What this task involves |
Exactly repeat the material, dropping only the pictures.

>> Start

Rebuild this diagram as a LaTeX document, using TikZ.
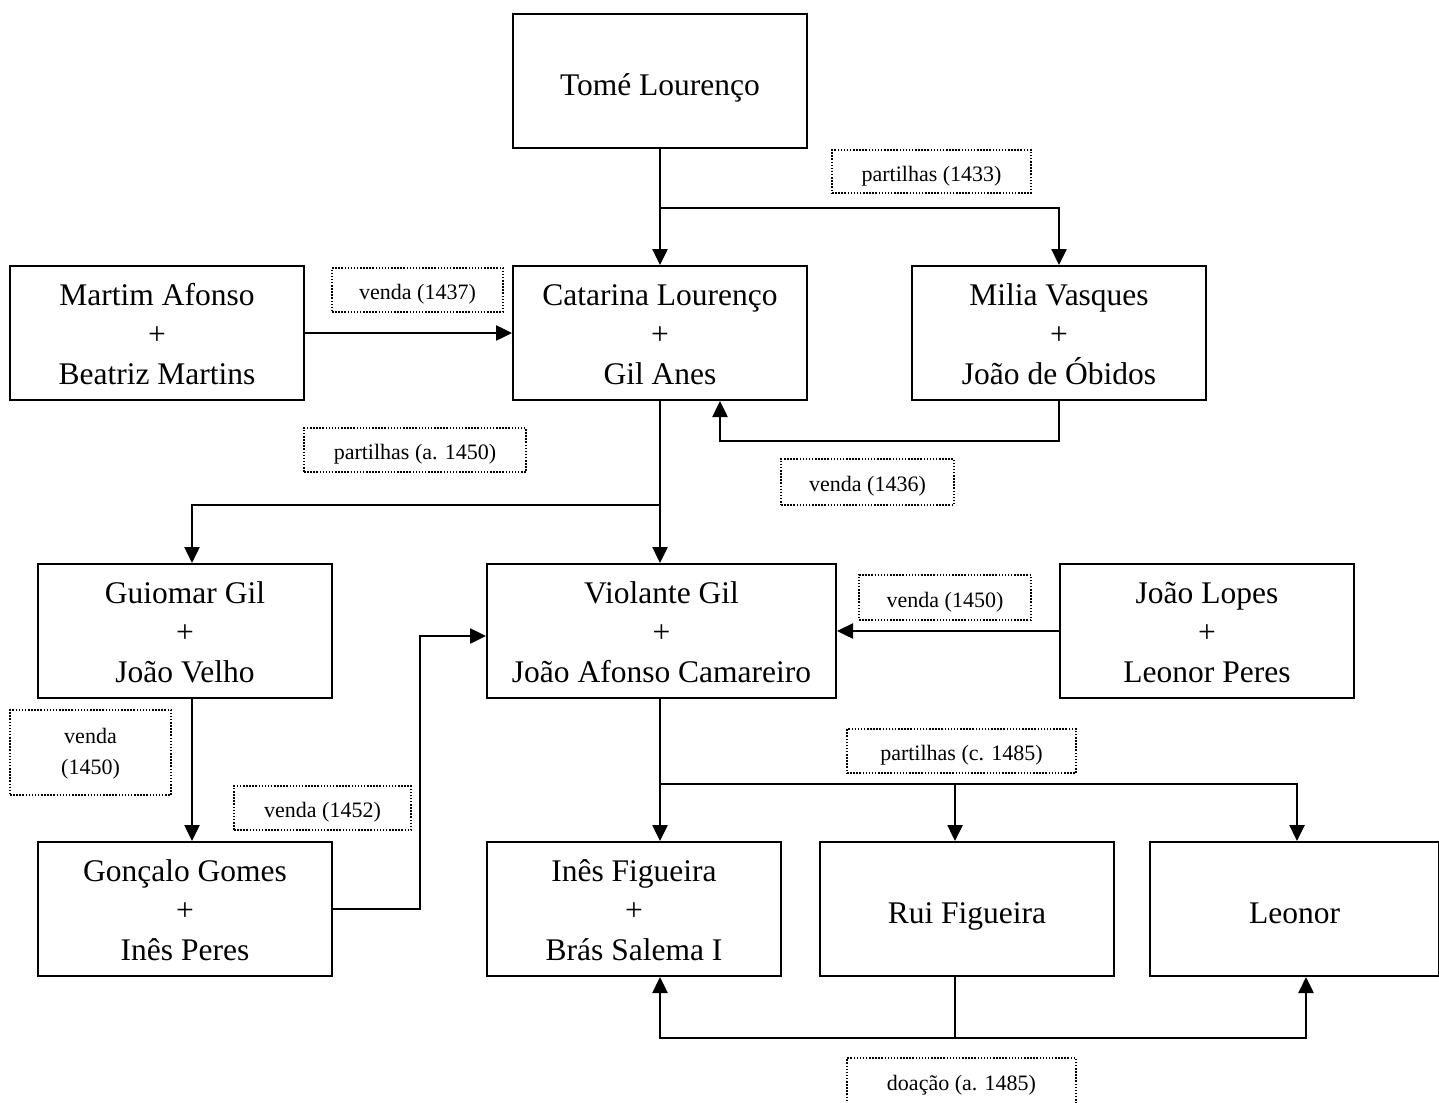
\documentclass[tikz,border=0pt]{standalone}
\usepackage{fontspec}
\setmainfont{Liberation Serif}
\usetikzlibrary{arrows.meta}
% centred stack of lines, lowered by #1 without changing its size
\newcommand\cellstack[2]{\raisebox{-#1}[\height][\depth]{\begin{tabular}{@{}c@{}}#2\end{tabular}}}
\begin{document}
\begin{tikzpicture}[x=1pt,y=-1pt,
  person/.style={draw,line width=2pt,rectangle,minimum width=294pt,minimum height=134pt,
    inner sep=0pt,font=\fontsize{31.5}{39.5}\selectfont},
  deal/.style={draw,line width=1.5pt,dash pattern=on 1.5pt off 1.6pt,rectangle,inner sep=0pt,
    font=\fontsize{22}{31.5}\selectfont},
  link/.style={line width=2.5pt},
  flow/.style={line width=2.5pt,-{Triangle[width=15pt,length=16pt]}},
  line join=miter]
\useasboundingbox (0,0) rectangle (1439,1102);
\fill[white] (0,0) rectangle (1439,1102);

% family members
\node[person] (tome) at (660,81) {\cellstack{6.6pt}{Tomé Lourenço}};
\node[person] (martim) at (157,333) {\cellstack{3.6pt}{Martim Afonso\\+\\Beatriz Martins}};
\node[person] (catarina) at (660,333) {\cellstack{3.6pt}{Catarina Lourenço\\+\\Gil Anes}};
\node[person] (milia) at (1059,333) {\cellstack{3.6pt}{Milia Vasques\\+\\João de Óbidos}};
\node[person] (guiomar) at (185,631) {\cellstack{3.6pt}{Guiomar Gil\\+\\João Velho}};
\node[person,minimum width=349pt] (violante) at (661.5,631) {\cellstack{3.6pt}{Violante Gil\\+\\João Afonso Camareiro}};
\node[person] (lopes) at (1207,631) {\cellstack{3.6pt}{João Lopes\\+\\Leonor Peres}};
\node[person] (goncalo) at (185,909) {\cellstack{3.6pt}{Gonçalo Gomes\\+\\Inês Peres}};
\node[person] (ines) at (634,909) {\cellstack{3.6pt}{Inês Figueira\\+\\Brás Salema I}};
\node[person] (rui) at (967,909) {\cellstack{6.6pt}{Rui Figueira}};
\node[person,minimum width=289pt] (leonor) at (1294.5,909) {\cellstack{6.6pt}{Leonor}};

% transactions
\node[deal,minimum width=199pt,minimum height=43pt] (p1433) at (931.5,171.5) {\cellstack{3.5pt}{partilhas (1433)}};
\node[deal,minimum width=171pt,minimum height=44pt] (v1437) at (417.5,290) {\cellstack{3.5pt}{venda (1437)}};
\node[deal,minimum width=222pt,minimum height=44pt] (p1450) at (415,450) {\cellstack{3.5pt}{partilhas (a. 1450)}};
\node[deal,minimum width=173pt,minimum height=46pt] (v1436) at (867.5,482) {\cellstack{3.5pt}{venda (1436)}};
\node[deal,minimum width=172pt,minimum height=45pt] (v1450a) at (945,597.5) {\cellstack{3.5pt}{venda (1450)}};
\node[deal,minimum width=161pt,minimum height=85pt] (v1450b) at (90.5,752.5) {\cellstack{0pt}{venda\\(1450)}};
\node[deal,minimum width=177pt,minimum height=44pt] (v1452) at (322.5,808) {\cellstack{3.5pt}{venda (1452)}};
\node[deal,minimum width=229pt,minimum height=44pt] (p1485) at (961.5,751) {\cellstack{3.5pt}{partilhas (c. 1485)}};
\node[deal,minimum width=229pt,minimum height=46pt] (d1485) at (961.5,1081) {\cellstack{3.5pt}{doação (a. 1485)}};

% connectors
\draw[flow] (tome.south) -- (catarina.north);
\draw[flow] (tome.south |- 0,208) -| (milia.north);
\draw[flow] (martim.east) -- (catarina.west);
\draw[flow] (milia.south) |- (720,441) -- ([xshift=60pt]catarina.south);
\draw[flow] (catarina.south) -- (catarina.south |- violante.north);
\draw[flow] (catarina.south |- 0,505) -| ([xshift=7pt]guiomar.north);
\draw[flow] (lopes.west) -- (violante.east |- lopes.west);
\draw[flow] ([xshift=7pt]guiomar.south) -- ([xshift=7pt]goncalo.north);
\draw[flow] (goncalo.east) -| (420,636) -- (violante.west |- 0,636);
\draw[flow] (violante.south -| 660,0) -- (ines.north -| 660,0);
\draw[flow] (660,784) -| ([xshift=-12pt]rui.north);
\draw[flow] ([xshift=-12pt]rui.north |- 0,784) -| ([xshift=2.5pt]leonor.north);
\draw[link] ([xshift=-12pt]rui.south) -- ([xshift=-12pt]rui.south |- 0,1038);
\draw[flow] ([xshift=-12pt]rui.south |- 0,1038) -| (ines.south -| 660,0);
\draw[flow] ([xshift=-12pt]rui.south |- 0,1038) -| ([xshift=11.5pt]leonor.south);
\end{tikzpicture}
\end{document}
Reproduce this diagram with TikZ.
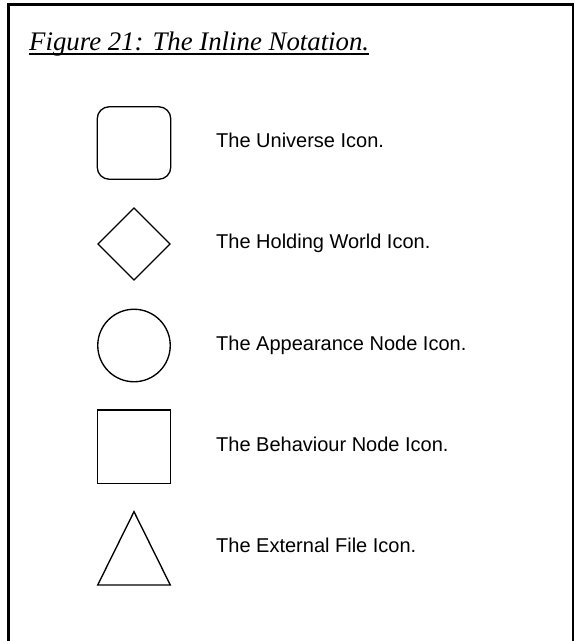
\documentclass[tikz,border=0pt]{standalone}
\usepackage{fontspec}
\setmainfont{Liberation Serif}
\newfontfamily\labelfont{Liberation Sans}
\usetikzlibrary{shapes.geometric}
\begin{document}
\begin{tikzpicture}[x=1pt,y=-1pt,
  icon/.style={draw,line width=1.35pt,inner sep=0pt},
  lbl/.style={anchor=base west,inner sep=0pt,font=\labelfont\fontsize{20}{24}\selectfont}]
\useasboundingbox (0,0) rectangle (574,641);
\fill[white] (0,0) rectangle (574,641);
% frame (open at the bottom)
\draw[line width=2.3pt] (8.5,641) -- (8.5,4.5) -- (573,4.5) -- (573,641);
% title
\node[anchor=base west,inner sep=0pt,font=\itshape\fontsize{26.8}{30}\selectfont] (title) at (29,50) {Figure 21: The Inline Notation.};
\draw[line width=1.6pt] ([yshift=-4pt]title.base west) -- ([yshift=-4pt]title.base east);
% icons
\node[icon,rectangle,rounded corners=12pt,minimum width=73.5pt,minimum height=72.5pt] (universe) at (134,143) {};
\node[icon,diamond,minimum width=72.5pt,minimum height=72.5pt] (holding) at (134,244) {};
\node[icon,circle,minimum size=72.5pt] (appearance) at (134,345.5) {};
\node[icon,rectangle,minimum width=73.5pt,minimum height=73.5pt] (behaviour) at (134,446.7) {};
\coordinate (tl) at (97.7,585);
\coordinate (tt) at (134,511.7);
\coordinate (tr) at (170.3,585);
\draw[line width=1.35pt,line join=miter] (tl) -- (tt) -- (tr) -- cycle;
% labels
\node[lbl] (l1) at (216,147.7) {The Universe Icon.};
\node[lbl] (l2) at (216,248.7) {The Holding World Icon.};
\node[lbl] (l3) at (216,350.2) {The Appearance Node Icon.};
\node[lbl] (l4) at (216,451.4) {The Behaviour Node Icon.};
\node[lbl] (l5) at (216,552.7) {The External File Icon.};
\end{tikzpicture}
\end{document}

>> End

Answer to the problem |
Rebuild this diagram as a LaTeX document, using TikZ.
\documentclass[tikz,border=0pt]{standalone}
\usepackage{fontspec}
\setmainfont{Liberation Serif}
\usetikzlibrary{arrows.meta}
% centred stack of lines, lowered by #1 without changing its size
\newcommand\cellstack[2]{\raisebox{-#1}[\height][\depth]{\begin{tabular}{@{}c@{}}#2\end{tabular}}}
\begin{document}
\begin{tikzpicture}[x=1pt,y=-1pt,
  person/.style={draw,line width=2pt,rectangle,minimum width=294pt,minimum height=134pt,
    inner sep=0pt,font=\fontsize{31.5}{39.5}\selectfont},
  deal/.style={draw,line width=1.5pt,dash pattern=on 1.5pt off 1.6pt,rectangle,inner sep=0pt,
    font=\fontsize{22}{31.5}\selectfont},
  link/.style={line width=2.5pt},
  flow/.style={line width=2.5pt,-{Triangle[width=15pt,length=16pt]}},
  line join=miter]
\useasboundingbox (0,0) rectangle (1439,1102);
\fill[white] (0,0) rectangle (1439,1102);

% family members
\node[person] (tome) at (660,81) {\cellstack{6.6pt}{Tomé Lourenço}};
\node[person] (martim) at (157,333) {\cellstack{3.6pt}{Martim Afonso\\+\\Beatriz Martins}};
\node[person] (catarina) at (660,333) {\cellstack{3.6pt}{Catarina Lourenço\\+\\Gil Anes}};
\node[person] (milia) at (1059,333) {\cellstack{3.6pt}{Milia Vasques\\+\\João de Óbidos}};
\node[person] (guiomar) at (185,631) {\cellstack{3.6pt}{Guiomar Gil\\+\\João Velho}};
\node[person,minimum width=349pt] (violante) at (661.5,631) {\cellstack{3.6pt}{Violante Gil\\+\\João Afonso Camareiro}};
\node[person] (lopes) at (1207,631) {\cellstack{3.6pt}{João Lopes\\+\\Leonor Peres}};
\node[person] (goncalo) at (185,909) {\cellstack{3.6pt}{Gonçalo Gomes\\+\\Inês Peres}};
\node[person] (ines) at (634,909) {\cellstack{3.6pt}{Inês Figueira\\+\\Brás Salema I}};
\node[person] (rui) at (967,909) {\cellstack{6.6pt}{Rui Figueira}};
\node[person,minimum width=289pt] (leonor) at (1294.5,909) {\cellstack{6.6pt}{Leonor}};

% transactions
\node[deal,minimum width=199pt,minimum height=43pt] (p1433) at (931.5,171.5) {\cellstack{3.5pt}{partilhas (1433)}};
\node[deal,minimum width=171pt,minimum height=44pt] (v1437) at (417.5,290) {\cellstack{3.5pt}{venda (1437)}};
\node[deal,minimum width=222pt,minimum height=44pt] (p1450) at (415,450) {\cellstack{3.5pt}{partilhas (a. 1450)}};
\node[deal,minimum width=173pt,minimum height=46pt] (v1436) at (867.5,482) {\cellstack{3.5pt}{venda (1436)}};
\node[deal,minimum width=172pt,minimum height=45pt] (v1450a) at (945,597.5) {\cellstack{3.5pt}{venda (1450)}};
\node[deal,minimum width=161pt,minimum height=85pt] (v1450b) at (90.5,752.5) {\cellstack{0pt}{venda\\(1450)}};
\node[deal,minimum width=177pt,minimum height=44pt] (v1452) at (322.5,808) {\cellstack{3.5pt}{venda (1452)}};
\node[deal,minimum width=229pt,minimum height=44pt] (p1485) at (961.5,751) {\cellstack{3.5pt}{partilhas (c. 1485)}};
\node[deal,minimum width=229pt,minimum height=46pt] (d1485) at (961.5,1081) {\cellstack{3.5pt}{doação (a. 1485)}};

% connectors
\draw[flow] (tome.south) -- (catarina.north);
\draw[flow] (tome.south |- 0,208) -| (milia.north);
\draw[flow] (martim.east) -- (catarina.west);
\draw[flow] (milia.south) |- (720,441) -- ([xshift=60pt]catarina.south);
\draw[flow] (catarina.south) -- (catarina.south |- violante.north);
\draw[flow] (catarina.south |- 0,505) -| ([xshift=7pt]guiomar.north);
\draw[flow] (lopes.west) -- (violante.east |- lopes.west);
\draw[flow] ([xshift=7pt]guiomar.south) -- ([xshift=7pt]goncalo.north);
\draw[flow] (goncalo.east) -| (420,636) -- (violante.west |- 0,636);
\draw[flow] (violante.south -| 660,0) -- (ines.north -| 660,0);
\draw[flow] (660,784) -| ([xshift=-12pt]rui.north);
\draw[flow] ([xshift=-12pt]rui.north |- 0,784) -| ([xshift=2.5pt]leonor.north);
\draw[link] ([xshift=-12pt]rui.south) -- ([xshift=-12pt]rui.south |- 0,1038);
\draw[flow] ([xshift=-12pt]rui.south |- 0,1038) -| (ines.south -| 660,0);
\draw[flow] ([xshift=-12pt]rui.south |- 0,1038) -| ([xshift=11.5pt]leonor.south);
\end{tikzpicture}
\end{document}
Reproduce this diagram with TikZ.
\documentclass[tikz,border=0pt]{standalone}
\usepackage{fontspec}
\setmainfont{Liberation Serif}
\newfontfamily\labelfont{Liberation Sans}
\usetikzlibrary{shapes.geometric}
\begin{document}
\begin{tikzpicture}[x=1pt,y=-1pt,
  icon/.style={draw,line width=1.35pt,inner sep=0pt},
  lbl/.style={anchor=base west,inner sep=0pt,font=\labelfont\fontsize{20}{24}\selectfont}]
\useasboundingbox (0,0) rectangle (574,641);
\fill[white] (0,0) rectangle (574,641);
% frame (open at the bottom)
\draw[line width=2.3pt] (8.5,641) -- (8.5,4.5) -- (573,4.5) -- (573,641);
% title
\node[anchor=base west,inner sep=0pt,font=\itshape\fontsize{26.8}{30}\selectfont] (title) at (29,50) {Figure 21: The Inline Notation.};
\draw[line width=1.6pt] ([yshift=-4pt]title.base west) -- ([yshift=-4pt]title.base east);
% icons
\node[icon,rectangle,rounded corners=12pt,minimum width=73.5pt,minimum height=72.5pt] (universe) at (134,143) {};
\node[icon,diamond,minimum width=72.5pt,minimum height=72.5pt] (holding) at (134,244) {};
\node[icon,circle,minimum size=72.5pt] (appearance) at (134,345.5) {};
\node[icon,rectangle,minimum width=73.5pt,minimum height=73.5pt] (behaviour) at (134,446.7) {};
\coordinate (tl) at (97.7,585);
\coordinate (tt) at (134,511.7);
\coordinate (tr) at (170.3,585);
\draw[line width=1.35pt,line join=miter] (tl) -- (tt) -- (tr) -- cycle;
% labels
\node[lbl] (l1) at (216,147.7) {The Universe Icon.};
\node[lbl] (l2) at (216,248.7) {The Holding World Icon.};
\node[lbl] (l3) at (216,350.2) {The Appearance Node Icon.};
\node[lbl] (l4) at (216,451.4) {The Behaviour Node Icon.};
\node[lbl] (l5) at (216,552.7) {The External File Icon.};
\end{tikzpicture}
\end{document}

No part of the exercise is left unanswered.